* DATASET EXCERPTS:
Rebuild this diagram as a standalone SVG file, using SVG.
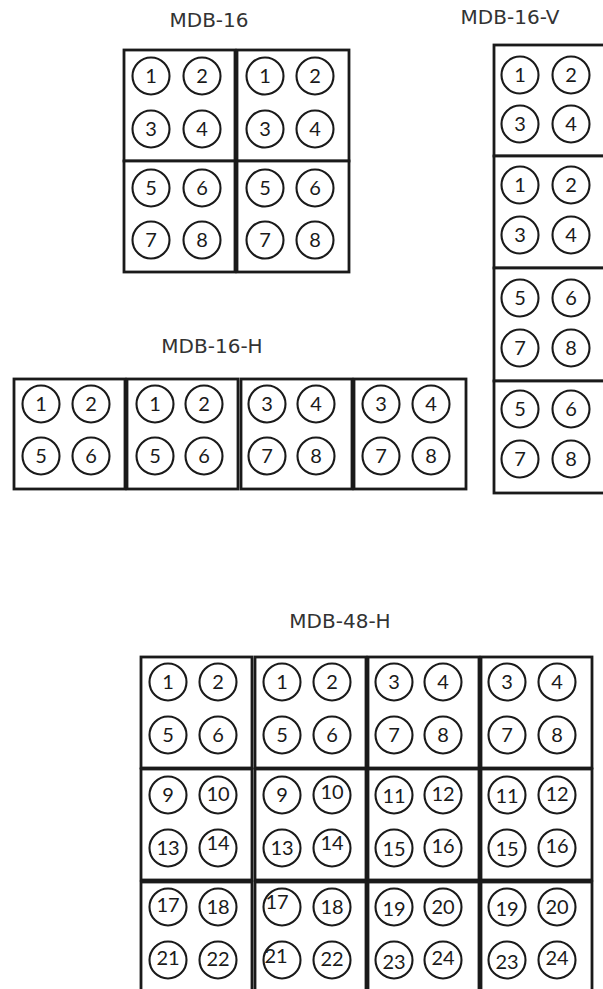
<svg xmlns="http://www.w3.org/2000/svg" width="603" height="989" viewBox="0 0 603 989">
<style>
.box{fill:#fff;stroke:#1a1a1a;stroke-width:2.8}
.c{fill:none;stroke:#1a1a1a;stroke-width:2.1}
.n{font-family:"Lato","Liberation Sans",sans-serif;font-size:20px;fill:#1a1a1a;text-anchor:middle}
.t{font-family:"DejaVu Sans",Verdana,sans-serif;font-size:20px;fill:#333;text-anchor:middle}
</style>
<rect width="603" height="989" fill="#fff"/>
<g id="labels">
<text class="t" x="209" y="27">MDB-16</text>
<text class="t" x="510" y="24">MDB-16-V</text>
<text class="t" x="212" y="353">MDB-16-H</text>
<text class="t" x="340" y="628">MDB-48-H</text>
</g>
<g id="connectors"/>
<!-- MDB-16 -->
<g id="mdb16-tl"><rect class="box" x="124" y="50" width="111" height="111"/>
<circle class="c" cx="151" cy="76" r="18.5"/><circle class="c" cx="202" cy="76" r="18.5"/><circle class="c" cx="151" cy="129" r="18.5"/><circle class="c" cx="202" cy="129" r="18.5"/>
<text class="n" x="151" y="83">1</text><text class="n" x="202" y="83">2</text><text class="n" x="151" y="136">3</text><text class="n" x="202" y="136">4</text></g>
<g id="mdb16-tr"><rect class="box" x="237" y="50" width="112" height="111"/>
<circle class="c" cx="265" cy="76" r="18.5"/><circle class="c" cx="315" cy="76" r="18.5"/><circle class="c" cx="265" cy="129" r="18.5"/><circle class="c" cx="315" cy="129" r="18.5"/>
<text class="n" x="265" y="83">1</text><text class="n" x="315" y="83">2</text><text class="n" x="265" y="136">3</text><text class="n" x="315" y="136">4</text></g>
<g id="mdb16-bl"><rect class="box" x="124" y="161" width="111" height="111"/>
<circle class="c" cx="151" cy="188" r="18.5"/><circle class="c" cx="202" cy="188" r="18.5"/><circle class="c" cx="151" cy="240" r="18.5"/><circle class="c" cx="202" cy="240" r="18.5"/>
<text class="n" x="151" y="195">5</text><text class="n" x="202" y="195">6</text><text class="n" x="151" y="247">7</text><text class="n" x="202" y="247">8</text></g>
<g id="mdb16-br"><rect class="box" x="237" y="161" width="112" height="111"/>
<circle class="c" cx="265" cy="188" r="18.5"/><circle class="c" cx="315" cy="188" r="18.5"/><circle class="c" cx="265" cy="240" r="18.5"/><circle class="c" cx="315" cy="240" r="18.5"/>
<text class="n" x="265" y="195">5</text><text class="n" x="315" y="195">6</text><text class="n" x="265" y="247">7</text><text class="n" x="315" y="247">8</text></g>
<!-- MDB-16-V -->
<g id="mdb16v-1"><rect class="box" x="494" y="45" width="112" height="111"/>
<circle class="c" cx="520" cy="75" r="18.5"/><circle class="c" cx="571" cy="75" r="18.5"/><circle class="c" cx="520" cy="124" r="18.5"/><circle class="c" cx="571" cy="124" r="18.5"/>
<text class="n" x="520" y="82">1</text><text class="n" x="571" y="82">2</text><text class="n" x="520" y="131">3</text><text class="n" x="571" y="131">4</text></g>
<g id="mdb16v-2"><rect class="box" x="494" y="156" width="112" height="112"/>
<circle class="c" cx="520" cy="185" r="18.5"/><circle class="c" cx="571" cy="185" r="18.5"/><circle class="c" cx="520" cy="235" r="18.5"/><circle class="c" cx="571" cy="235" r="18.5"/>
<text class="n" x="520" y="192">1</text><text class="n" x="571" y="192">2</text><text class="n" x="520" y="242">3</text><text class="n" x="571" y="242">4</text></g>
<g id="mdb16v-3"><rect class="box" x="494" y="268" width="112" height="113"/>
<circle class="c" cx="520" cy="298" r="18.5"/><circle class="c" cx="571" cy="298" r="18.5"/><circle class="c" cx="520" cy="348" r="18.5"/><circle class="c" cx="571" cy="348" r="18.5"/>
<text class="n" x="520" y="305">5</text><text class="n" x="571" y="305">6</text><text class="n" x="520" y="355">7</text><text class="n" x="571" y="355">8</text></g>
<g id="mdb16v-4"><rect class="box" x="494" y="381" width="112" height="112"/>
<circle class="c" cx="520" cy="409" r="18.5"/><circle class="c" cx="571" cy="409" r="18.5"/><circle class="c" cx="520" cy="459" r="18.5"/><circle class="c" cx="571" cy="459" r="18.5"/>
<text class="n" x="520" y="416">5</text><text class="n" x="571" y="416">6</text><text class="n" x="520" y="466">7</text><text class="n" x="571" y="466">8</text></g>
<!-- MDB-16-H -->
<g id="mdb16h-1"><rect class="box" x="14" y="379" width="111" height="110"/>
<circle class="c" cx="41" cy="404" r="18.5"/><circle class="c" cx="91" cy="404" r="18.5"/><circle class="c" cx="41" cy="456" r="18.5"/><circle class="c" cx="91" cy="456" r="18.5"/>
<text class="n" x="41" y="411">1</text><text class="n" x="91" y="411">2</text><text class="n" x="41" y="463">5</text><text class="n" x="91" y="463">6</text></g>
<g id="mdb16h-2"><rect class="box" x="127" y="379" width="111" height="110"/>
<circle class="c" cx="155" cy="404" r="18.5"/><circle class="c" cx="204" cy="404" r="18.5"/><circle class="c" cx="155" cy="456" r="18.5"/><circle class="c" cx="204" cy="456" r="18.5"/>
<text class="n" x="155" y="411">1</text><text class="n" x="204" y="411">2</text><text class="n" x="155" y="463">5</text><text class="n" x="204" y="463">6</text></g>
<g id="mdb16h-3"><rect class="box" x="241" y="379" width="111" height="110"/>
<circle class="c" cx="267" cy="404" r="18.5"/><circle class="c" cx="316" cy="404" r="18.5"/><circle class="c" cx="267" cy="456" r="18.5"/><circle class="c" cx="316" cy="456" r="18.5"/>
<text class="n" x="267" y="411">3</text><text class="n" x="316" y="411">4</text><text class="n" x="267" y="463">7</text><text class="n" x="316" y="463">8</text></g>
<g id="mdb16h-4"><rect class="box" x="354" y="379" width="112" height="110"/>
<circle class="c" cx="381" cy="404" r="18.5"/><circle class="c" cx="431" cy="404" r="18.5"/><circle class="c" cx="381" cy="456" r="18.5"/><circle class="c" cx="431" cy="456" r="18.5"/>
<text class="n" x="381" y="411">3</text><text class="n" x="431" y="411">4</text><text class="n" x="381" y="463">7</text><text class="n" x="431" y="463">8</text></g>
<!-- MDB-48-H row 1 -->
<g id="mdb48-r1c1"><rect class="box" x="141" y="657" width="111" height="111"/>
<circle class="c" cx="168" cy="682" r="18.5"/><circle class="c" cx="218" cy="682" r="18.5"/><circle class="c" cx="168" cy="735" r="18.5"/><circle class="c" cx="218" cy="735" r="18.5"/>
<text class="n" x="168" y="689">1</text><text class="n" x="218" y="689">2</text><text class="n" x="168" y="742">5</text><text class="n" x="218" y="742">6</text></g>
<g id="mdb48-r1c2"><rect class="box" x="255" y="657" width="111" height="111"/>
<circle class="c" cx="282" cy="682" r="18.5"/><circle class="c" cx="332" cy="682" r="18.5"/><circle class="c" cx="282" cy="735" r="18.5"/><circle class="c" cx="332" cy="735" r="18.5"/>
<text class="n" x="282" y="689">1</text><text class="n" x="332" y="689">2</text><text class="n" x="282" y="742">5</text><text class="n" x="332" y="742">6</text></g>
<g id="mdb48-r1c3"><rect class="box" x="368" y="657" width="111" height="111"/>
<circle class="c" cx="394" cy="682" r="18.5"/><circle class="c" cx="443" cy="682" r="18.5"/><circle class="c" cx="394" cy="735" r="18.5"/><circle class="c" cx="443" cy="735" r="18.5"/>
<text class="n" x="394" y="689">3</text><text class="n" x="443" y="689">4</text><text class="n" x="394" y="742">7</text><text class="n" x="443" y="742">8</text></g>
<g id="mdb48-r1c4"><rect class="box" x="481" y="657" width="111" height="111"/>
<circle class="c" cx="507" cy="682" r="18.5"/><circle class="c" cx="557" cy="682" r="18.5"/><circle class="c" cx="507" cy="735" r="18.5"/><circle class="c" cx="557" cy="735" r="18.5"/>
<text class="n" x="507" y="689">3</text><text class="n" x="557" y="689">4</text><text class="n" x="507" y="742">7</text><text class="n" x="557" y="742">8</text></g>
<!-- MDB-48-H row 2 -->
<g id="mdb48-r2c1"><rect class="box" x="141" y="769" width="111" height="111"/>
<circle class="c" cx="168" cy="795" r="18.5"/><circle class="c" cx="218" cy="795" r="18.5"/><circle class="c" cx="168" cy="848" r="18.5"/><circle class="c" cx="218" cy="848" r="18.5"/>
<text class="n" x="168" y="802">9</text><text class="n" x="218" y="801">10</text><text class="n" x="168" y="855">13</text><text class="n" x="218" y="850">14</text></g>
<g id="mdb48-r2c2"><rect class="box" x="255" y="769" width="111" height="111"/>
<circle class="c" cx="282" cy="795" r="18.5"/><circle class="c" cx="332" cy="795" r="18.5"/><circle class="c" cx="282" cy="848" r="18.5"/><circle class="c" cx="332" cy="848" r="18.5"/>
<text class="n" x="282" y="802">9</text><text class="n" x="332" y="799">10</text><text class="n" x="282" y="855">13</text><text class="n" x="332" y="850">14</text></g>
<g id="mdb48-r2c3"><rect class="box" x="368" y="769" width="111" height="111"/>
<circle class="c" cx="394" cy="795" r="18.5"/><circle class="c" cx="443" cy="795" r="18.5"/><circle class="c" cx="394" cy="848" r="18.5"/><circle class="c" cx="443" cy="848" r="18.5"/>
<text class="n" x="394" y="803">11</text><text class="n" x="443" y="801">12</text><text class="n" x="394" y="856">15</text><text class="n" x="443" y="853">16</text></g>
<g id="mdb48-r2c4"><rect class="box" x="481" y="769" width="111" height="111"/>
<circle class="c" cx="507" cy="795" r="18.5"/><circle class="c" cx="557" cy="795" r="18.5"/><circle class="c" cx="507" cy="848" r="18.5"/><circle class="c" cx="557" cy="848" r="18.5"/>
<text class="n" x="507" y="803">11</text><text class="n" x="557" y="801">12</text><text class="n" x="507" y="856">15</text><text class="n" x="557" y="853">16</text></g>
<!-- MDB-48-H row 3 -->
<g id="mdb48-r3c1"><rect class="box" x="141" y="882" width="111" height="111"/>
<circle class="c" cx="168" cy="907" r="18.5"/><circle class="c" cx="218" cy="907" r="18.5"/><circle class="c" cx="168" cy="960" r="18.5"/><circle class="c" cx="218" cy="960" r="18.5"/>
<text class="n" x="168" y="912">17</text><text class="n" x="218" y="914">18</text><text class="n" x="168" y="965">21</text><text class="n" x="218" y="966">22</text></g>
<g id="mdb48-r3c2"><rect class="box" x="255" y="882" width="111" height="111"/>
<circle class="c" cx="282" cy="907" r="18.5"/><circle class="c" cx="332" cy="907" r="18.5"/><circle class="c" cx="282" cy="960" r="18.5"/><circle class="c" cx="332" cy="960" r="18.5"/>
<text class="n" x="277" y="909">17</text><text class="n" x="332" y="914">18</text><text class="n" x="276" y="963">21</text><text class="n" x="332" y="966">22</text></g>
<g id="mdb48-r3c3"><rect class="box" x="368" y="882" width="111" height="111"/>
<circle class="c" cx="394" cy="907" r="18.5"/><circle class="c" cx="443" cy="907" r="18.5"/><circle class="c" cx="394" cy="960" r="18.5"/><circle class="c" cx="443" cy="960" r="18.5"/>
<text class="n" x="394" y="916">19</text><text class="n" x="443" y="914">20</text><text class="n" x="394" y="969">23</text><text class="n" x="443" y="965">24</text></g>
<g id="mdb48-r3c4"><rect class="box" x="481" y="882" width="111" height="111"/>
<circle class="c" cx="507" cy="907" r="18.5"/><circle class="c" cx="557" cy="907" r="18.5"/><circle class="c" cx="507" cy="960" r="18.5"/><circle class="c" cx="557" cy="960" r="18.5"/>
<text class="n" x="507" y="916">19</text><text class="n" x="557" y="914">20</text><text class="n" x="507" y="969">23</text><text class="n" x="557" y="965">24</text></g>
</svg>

* * *

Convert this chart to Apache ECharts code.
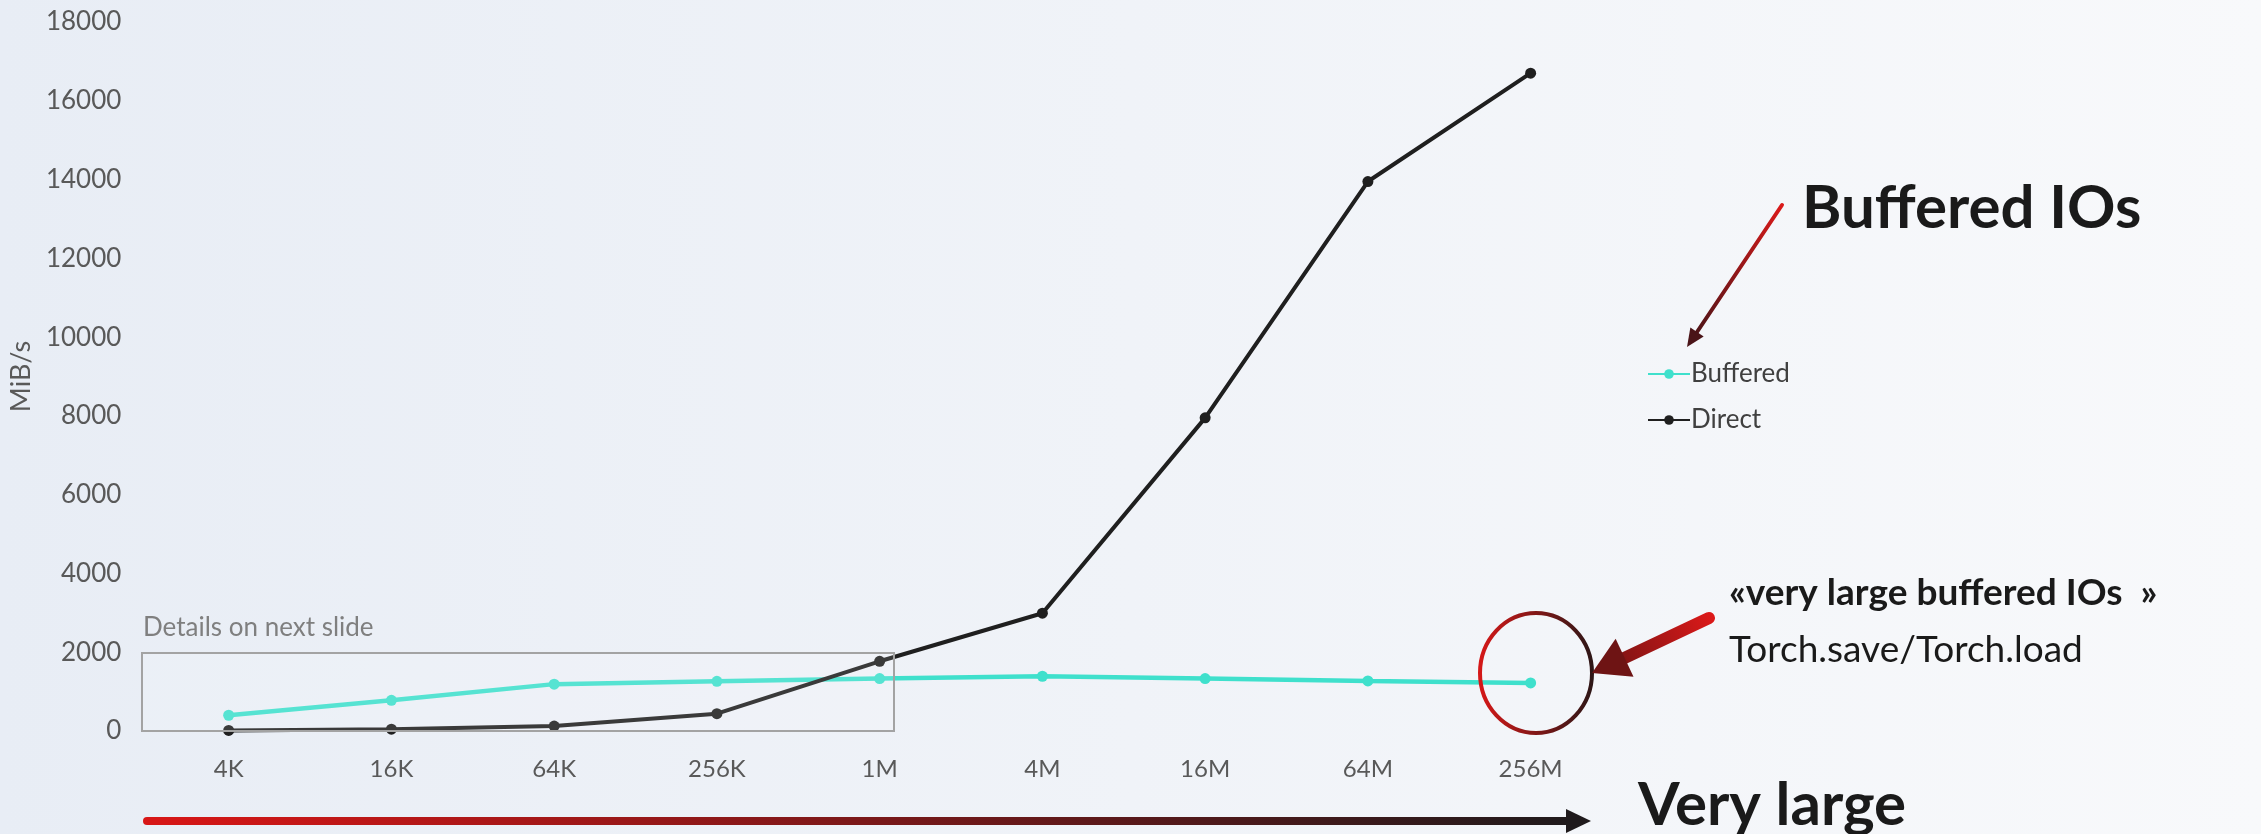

* WHAT NEEDS TO BE DONE:
In the material above, tally every line with the string "this" in it, then give that number alone.

* WRITTEN SOLUTION:
2